Introduction to records
Kelli Hinteregger avatar
Written by Kelli Hinteregger
Updated over a week ago

Introduction to records

You can define and structure event data across stories.

Records are captured from the storyboard. You use records to do things like:

  • Debug a story in a consistent way

  • Create a system of record

  • Store and report on data produced by Tines

  • Structure relevant story run and event data

  • View data visually through a chart

  • Reference a filtered view of data from a story using cURL to Tines

  • Create an “alert” to be further processed or referenced later when creating a case

Record elements

Records are made up of 8 main elements.

Some elements relate to the overall record whereas others are story-specific.

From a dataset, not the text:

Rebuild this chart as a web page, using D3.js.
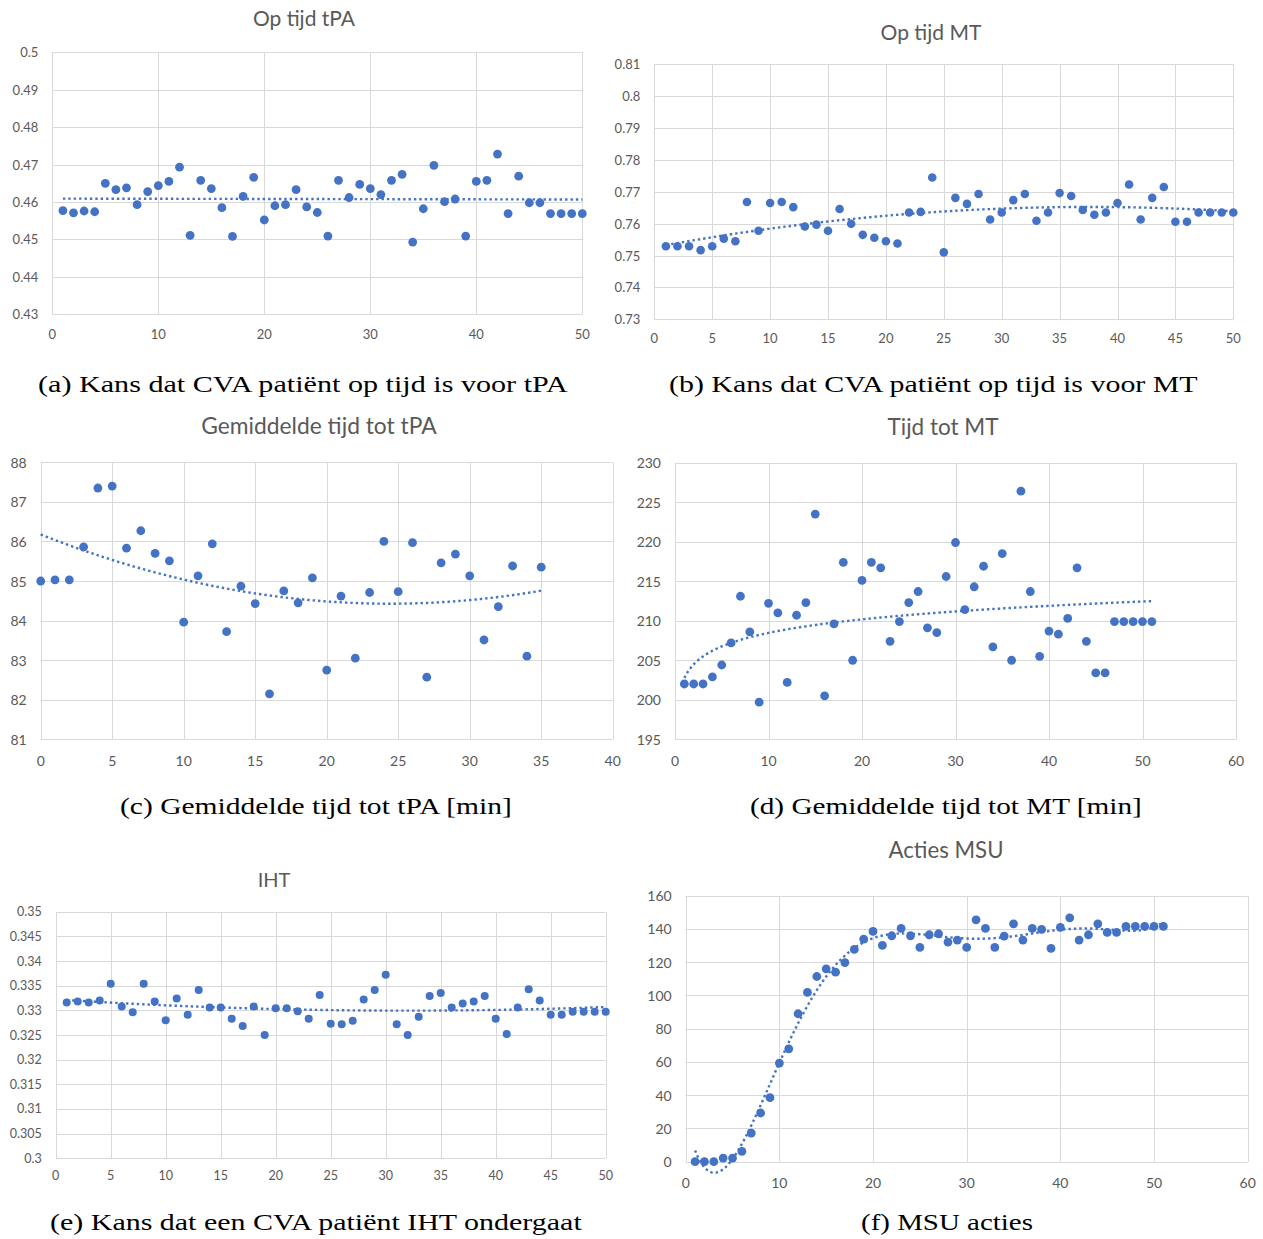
<!DOCTYPE html>
<html>
<head>
<meta charset="utf-8">
<script src="https://cdn.jsdelivr.net/npm/d3@7"></script>
<style>
  html, body { margin: 0; padding: 0; background: #fff; }
  svg { display: block; }
</style>
</head>
<body>
<svg id="fig" width="1263" height="1239"></svg>
<script>
// ---- Simulation results per number of MSUs --------------------------------

// (a) probability that a stroke patient is on time for tPA (runs 1..50)
const tpaOnTime = [
  0.4577, 0.4571, 0.4576, 0.4574, 0.4650, 0.4633, 0.4638, 0.4593, 0.4628, 0.4644,
  0.4655, 0.4693, 0.4511, 0.4658, 0.4636, 0.4585, 0.4508, 0.4615, 0.4666, 0.4552,
  0.4590, 0.4593, 0.4633, 0.4587, 0.4572, 0.4509, 0.4658, 0.4612, 0.4647, 0.4636,
  0.4620, 0.4658, 0.4674, 0.4493, 0.4582, 0.4698, 0.4601, 0.4608, 0.4509, 0.4655,
  0.4658, 0.4728, 0.4569, 0.4669, 0.4598, 0.4598, 0.4569, 0.4569, 0.4569, 0.4569
];
const tpaOnTimeXTicks = [0, 10, 20, 30, 40, 50];
const tpaOnTimeYTicks = [0.43, 0.44, 0.45, 0.46, 0.47, 0.48, 0.49, 0.5];

// (b) probability that a stroke patient is on time for MT (runs 1..50)
const mtOnTime = [
  0.7529, 0.7529, 0.7529, 0.7517, 0.7529, 0.7553, 0.7545, 0.7668, 0.7578, 0.7665,
  0.7668, 0.7652, 0.7591, 0.7597, 0.7578, 0.7646, 0.7600, 0.7565, 0.7556, 0.7545,
  0.7538, 0.7635, 0.7637, 0.7745, 0.7510, 0.7681, 0.7662, 0.7693, 0.7613, 0.7635,
  0.7674, 0.7693, 0.7609, 0.7635, 0.7696, 0.7687, 0.7643, 0.7628, 0.7635, 0.7665,
  0.7723, 0.7613, 0.7681, 0.7715, 0.7606, 0.7606, 0.7635, 0.7635, 0.7635, 0.7635
];
const mtOnTimeXTicks = [0, 5, 10, 15, 20, 25, 30, 35, 40, 45, 50];
const mtOnTimeYTicks = [0.73, 0.74, 0.75, 0.76, 0.77, 0.78, 0.79, 0.8, 0.81];

// (c) mean time to tPA in minutes (runs 0..35)
const tpaMeanTime = [
  85.00, 85.03, 85.03, 85.86, 87.35, 87.40, 85.83, 86.27, 85.70, 85.51,
  83.96, 85.13, 85.94, 83.72, 84.87, 84.43, 82.15, 84.75, 84.45, 85.08,
  82.75, 84.62, 83.05, 84.71, 86.00, 84.73, 85.97, 82.57, 85.46, 85.68,
  85.13, 83.51, 84.35, 85.38, 83.10, 85.35
];
const tpaMeanTimeXTicks = [0, 5, 10, 15, 20, 25, 30, 35, 40];
const tpaMeanTimeYTicks = [81, 82, 83, 84, 85, 86, 87, 88];

// (d) mean time to MT in minutes (runs 1..51)
const mtMeanTime = [
  202.0, 202.0, 202.0, 202.9, 204.4, 207.2, 213.1, 208.6, 199.7, 212.2,
  211.0, 202.2, 210.7, 212.3, 223.5, 200.5, 209.6, 217.4, 205.0, 215.1,
  217.4, 216.7, 207.4, 209.9, 212.3, 213.7, 209.1, 208.5, 215.6, 219.9,
  211.4, 214.3, 216.9, 206.7, 218.5, 205.0, 226.4, 213.7, 205.5, 208.7,
  208.3, 210.3, 216.7, 207.4, 203.4, 203.4, 209.9, 209.9, 209.9, 209.9, 209.9
];
const mtMeanTimeXTicks = [0, 10, 20, 30, 40, 50, 60];
const mtMeanTimeYTicks = [195, 200, 205, 210, 215, 220, 225, 230];

// (e) probability that a stroke patient undergoes IHT (runs 1..50)
const ihtChance = [
  0.3316, 0.3318, 0.3316, 0.3320, 0.3354, 0.3308, 0.3296, 0.3354, 0.3318, 0.3280,
  0.3324, 0.3291, 0.3341, 0.3306, 0.3306, 0.3283, 0.3268, 0.3308, 0.3250, 0.3304,
  0.3304, 0.3298, 0.3283, 0.3331, 0.3273, 0.3272, 0.3279, 0.3322, 0.3341, 0.3372,
  0.3272, 0.3250, 0.3287, 0.3329, 0.3335, 0.3306, 0.3314, 0.3318, 0.3329, 0.3283,
  0.3252, 0.3306, 0.3343, 0.3320, 0.3291, 0.3291, 0.3297, 0.3297, 0.3297, 0.3297
];
const ihtChanceXTicks = [0, 5, 10, 15, 20, 25, 30, 35, 40, 45, 50];
const ihtChanceYTicks = [0.3, 0.305, 0.31, 0.315, 0.32, 0.325, 0.33, 0.335, 0.34, 0.345, 0.35];

// (f) number of MSU actions (runs 1..51)
const msuActions = [
  0.0, 0.0, 0.0, 2.2, 2.2, 6.2, 17.2, 29.3, 38.5, 59.3,
  67.9, 89.0, 101.8, 111.4, 116.0, 114.0, 119.8, 127.7, 133.9, 138.5,
  130.1, 135.9, 140.3, 135.9, 128.9, 136.5, 137.1, 132.1, 133.3, 128.9,
  145.5, 140.3, 128.9, 135.7, 143.1, 133.3, 140.3, 139.7, 128.3, 140.9,
  146.7, 133.3, 136.5, 143.1, 137.9, 137.9, 141.5, 141.5, 141.5, 141.5, 141.5
];
const msuActionsXTicks = [0, 10, 20, 30, 40, 50, 60];
const msuActionsYTicks = [0, 20, 40, 60, 80, 100, 120, 140, 160];

// ---- Panel layout ----------------------------------------------------------
const panels = [
  { values: tpaOnTime, xStart: 1, xTicks: tpaOnTimeXTicks, yTicks: tpaOnTimeYTicks,
    fit: { kind: "poly", order: 1 },
    box: { l: 52.3, t: 52.3, r: 582.3, b: 314.3 }, xLabelDy: 20, tickSize: 13, dot: 4.4,
    title: "Op tijd tPA", titleAt: [304, 17], titleSize: 21,
    caption: "(a) Kans dat CVA patiënt op tijd is voor tPA", captionAt: [303, 392], captionW: 530 },
  { values: mtOnTime, xStart: 1, xTicks: mtOnTimeXTicks, yTicks: mtOnTimeYTicks,
    fit: { kind: "poly", order: 2 },
    box: { l: 654.3, t: 64.3, r: 1233.3, b: 319.3 }, xLabelDy: 19, tickSize: 13, dot: 4.3,
    title: "Op tijd MT", titleAt: [931, 31], titleSize: 21,
    caption: "(b) Kans dat CVA patiënt op tijd is voor MT", captionAt: [933.5, 392], captionW: 529 },
  { values: tpaMeanTime, xStart: 0, xTicks: tpaMeanTimeXTicks, yTicks: tpaMeanTimeYTicks,
    fit: { kind: "poly", order: 2 },
    box: { l: 40.7, t: 462.3, r: 612.7, b: 739.3 }, xLabelDy: 21, tickSize: 14, dot: 4.4,
    title: "Gemiddelde tijd tot tPA", titleAt: [319, 425], titleSize: 22.8,
    caption: "(c) Gemiddelde tijd tot tPA [min]", captionAt: [316, 814], captionW: 392 },
  { values: mtMeanTime, xStart: 1, xTicks: mtMeanTimeXTicks, yTicks: mtMeanTimeYTicks,
    fit: { kind: "log" },
    box: { l: 675, t: 462.7, r: 1236, b: 739.3 }, xLabelDy: 21, tickSize: 14, dot: 4.4,
    title: "Tijd tot MT", titleAt: [943, 426], titleSize: 22.5,
    caption: "(d) Gemiddelde tijd tot MT [min]", captionAt: [946, 814], captionW: 392 },
  { values: ihtChance, xStart: 1, xTicks: ihtChanceXTicks, yTicks: ihtChanceYTicks,
    fit: { kind: "poly", order: 2 },
    box: { l: 55.7, t: 911.7, r: 605.7, b: 1158.3 }, xLabelDy: 17, tickSize: 12.5, dot: 4.0,
    title: "IHT", titleAt: [274, 879], titleSize: 20,
    caption: "(e) Kans dat een CVA patiënt IHT ondergaat", captionAt: [316, 1230], captionW: 532 },
  { values: msuActions, xStart: 1, xTicks: msuActionsXTicks, yTicks: msuActionsYTicks,
    fit: { kind: "poly", order: 6 },
    box: { l: 685.7, t: 895.7, r: 1247.7, b: 1161.7 }, xLabelDy: 21, tickSize: 14, dot: 4.4,
    title: "Acties MSU", titleAt: [946, 849], titleSize: 22.2,
    caption: "(f) MSU acties", captionAt: [947, 1230], captionW: 172 }
];

const BLUE = "#4472C4";
const GRID = "#d9d9d9";
const LABEL = "#595959";
const SANS = "Lato, 'Open Sans', 'Noto Sans', sans-serif";
const SERIF = "'Liberation Serif', 'DejaVu Serif', serif";

// ---- Least-squares trendlines -----------------------------------------------
function solve(A, b) {
  const n = b.length;
  const M = A.map((row, i) => row.concat([b[i]]));
  for (let c = 0; c < n; c++) {
    let p = c;
    for (let r = c + 1; r < n; r++) if (Math.abs(M[r][c]) > Math.abs(M[p][c])) p = r;
    [M[c], M[p]] = [M[p], M[c]];
    for (let r = c + 1; r < n; r++) {
      const f = M[r][c] / M[c][c];
      for (let k = c; k <= n; k++) M[r][k] -= f * M[c][k];
    }
  }
  const x = new Array(n).fill(0);
  for (let r = n - 1; r >= 0; r--) {
    let s = M[r][n];
    for (let k = r + 1; k < n; k++) s -= M[r][k] * x[k];
    x[r] = s / M[r][r];
  }
  return x;
}

function polyFit(xs, ys, order) {
  const sc = d3.max(xs, Math.abs) || 1;
  const n = order + 1;
  const A = Array.from({ length: n }, () => new Array(n).fill(0));
  const b = new Array(n).fill(0);
  xs.forEach((x, i) => {
    const u = x / sc;
    const pw = [];
    for (let k = 0; k < 2 * n; k++) pw.push(Math.pow(u, k));
    for (let r = 0; r < n; r++) {
      b[r] += pw[r] * ys[i];
      for (let c = 0; c < n; c++) A[r][c] += pw[r + c];
    }
  });
  const coef = solve(A, b);
  return x => coef.reduce((s, c, k) => s + c * Math.pow(x / sc, k), 0);
}

function logFit(xs, ys) {
  const ls = xs.map(Math.log);
  const f = polyFit(ls, ys, 1);
  return x => f(Math.log(x));
}

// ---- Drawing ------------------------------------------------------------------
const svg = d3.select("#fig");

function fmt(v) { return String(+v.toFixed(4)); }

panels.forEach(p => {
  const xs = p.values.map((_, i) => p.xStart + i);
  const x = d3.scaleLinear()
    .domain(d3.extent(p.xTicks))
    .range([p.box.l, p.box.r]);
  const y = d3.scaleLinear()
    .domain(d3.extent(p.yTicks))
    .range([p.box.b, p.box.t]);

  const g = svg.append("g");

  // gridlines (the outer ones form the plot frame)
  g.append("g")
    .selectAll("line").data(p.yTicks).join("line")
    .attr("x1", p.box.l).attr("x2", p.box.r)
    .attr("y1", d => Math.round(y(d)) + 0.5).attr("y2", d => Math.round(y(d)) + 0.5)
    .attr("stroke", GRID).attr("stroke-width", 1);
  g.append("g")
    .selectAll("line").data(p.xTicks).join("line")
    .attr("y1", p.box.t).attr("y2", p.box.b)
    .attr("x1", d => Math.round(x(d)) + 0.5).attr("x2", d => Math.round(x(d)) + 0.5)
    .attr("stroke", GRID).attr("stroke-width", 1);

  // tick labels
  g.append("g")
    .selectAll("text").data(p.yTicks).join("text")
    .attr("x", p.box.l - 14).attr("y", d => y(d))
    .attr("text-anchor", "end").attr("dominant-baseline", "central")
    .attr("font-family", SANS).attr("font-size", p.tickSize).attr("fill", LABEL)
    .text(fmt);
  g.append("g")
    .selectAll("text").data(p.xTicks).join("text")
    .attr("x", d => x(d)).attr("y", p.box.b + p.xLabelDy)
    .attr("text-anchor", "middle").attr("dominant-baseline", "central")
    .attr("font-family", SANS).attr("font-size", p.tickSize).attr("fill", LABEL)
    .text(fmt);

  // chart title
  g.append("text")
    .attr("x", p.titleAt[0]).attr("y", p.titleAt[1])
    .attr("text-anchor", "middle").attr("dominant-baseline", "central")
    .attr("font-family", SANS).attr("font-size", p.titleSize).attr("fill", LABEL)
    .text(p.title);

  // markers
  g.append("g")
    .selectAll("circle").data(p.values).join("circle")
    .attr("cx", (d, i) => x(xs[i])).attr("cy", d => y(d))
    .attr("r", p.dot).attr("fill", BLUE);

  // dotted trendline
  const f = p.fit.kind === "log" ? logFit(xs, p.values) : polyFit(xs, p.values, p.fit.order);
  const [x0, x1] = d3.extent(xs);
  const samples = d3.range(0, 201).map(k => x0 + (x1 - x0) * k / 200);
  g.append("path")
    .datum(samples)
    .attr("d", d3.line().x(t => x(t)).y(t => y(f(t))))
    .attr("fill", "none").attr("stroke", BLUE).attr("stroke-width", 2.4)
    .attr("stroke-dasharray", "2.4 3.0");

  // subfigure caption, stretched horizontally to its printed width
  const cap = g.append("text")
    .attr("x", 0).attr("y", 0)
    .attr("font-family", SERIF).attr("font-size", 24).attr("fill", "#000")
    .text(p.caption);
  const w = cap.node().getComputedTextLength();
  const sx = p.captionW / w;
  cap.attr("transform",
    `translate(${p.captionAt[0] - p.captionW / 2},${p.captionAt[1]}) scale(${sx},1)`);
});
</script>
</body>
</html>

When making changes to record-specific elements, it impacts all related stories as well.

Elements

Definition

Story-specific

Record-specific

Records

The data capture from a specific story run; appears as an individual row on the records table

Yes

Yes

Capture record

Records data from the story run to the records table

Yes

No

Record type

The predefined fields across stories within a team

No

Yes

Record columns

The individual predefined fields within the record type that appear as columns in the records table

No

Yes

Record inputs

Determines what incoming event data gets captured in the record

Yes

No

Records table

The summary of all collected records across stories

No

Yes

Parent record

The source data capture for parent-child relationships. If a parent record is added to a story, all child records will also be added.

No

Yes

Child record

The downstream records associated with a parent record.